Since this is an early access program, the naming is kind of geeky. But that's OK. I imagine when it is finally released in the middle of 2008, it will be named Java SE 6 Update 5 or some such. (It installs to jdk1.6.0_05 or jre1.6.0_05.)

Also since this is an early access release, the installation process is a little bit different from the normal released versions of Java. I have been trained to just download the JDK and expect the JDK installation to also fire off a sub-installation of the JRE. Not so with 6uN. To try to run Applets with it, I have to either hand edit my registry or download the JRE.

[weiqi@gao]$ java -version
java version "1.6.0_05-ea"
Java(TM) SE Runtime Environment (build 1.6.0_05-ea-b04)
Java HotSpot(TM) Client VM (build 1.6.0_05-ea-b04, mixed mode, sharing)

"Applets?" you ask. Yes, Applets. As I explained 155 days ago, Java applets, or something like it, is having a comeback. And this time, it just might work. I'm not predicting that Sun will win. As a matter of fact, I wish every product in this space wins. However, what I can predict is that classical web app development will fade away as a viable IT option within 3 years. Surely Google and Yahoo and Amazon.com will still be putting out web apps, but for the most part, ordinary people won't be writing HTML or even thinking HTML anymore.

Back to my experiment with 6uN. After I figured out that I need to download and install the JRE in addition to the JDK, everything snapped into place. After reboot (I'm on WinXP Pro SP2) a Windows service called JQS (for Java Quick Start) is started. This small footprint service reads the Java runtime files periodically to load them to the operating systems file cache. This way, when a Java process is started, either from the command line or from the browser plugin, slow disk access is performed.

And it worked.

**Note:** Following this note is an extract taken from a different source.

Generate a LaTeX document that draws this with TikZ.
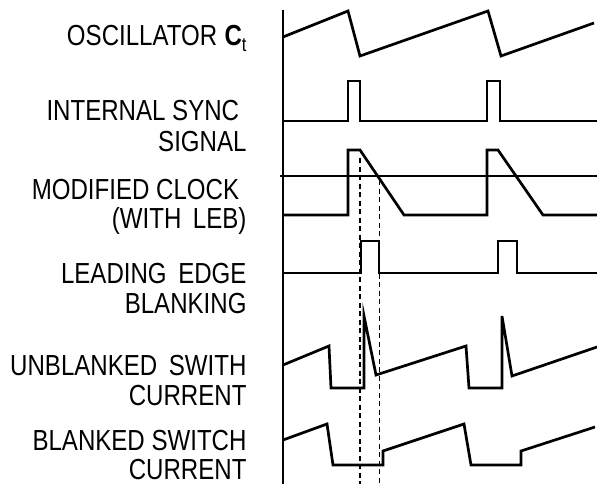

Here is the timing of a hello world Java program without JQS:

[weiqi@gao]$ time java Foo
Hello, world.

real    0m2.176s
user    0m0.015s
sys     0m0.031s

Here is the samething with JQS:

[weiqi@gao]$ time java Foo
Hello, world.

real    0m0.151s
user    0m0.047s
sys     0m0.000s

That's a 93% reduction in start up time.

What this means is that the perceived slowness of Java that has been bugging everybody since the start of the Java era has finally gone away.

The Java Kernel + Modules feature is not part of this early access release. I hope that when that feature is enabled, the startup time will be further improved. And people will look at Java client development with a different eye.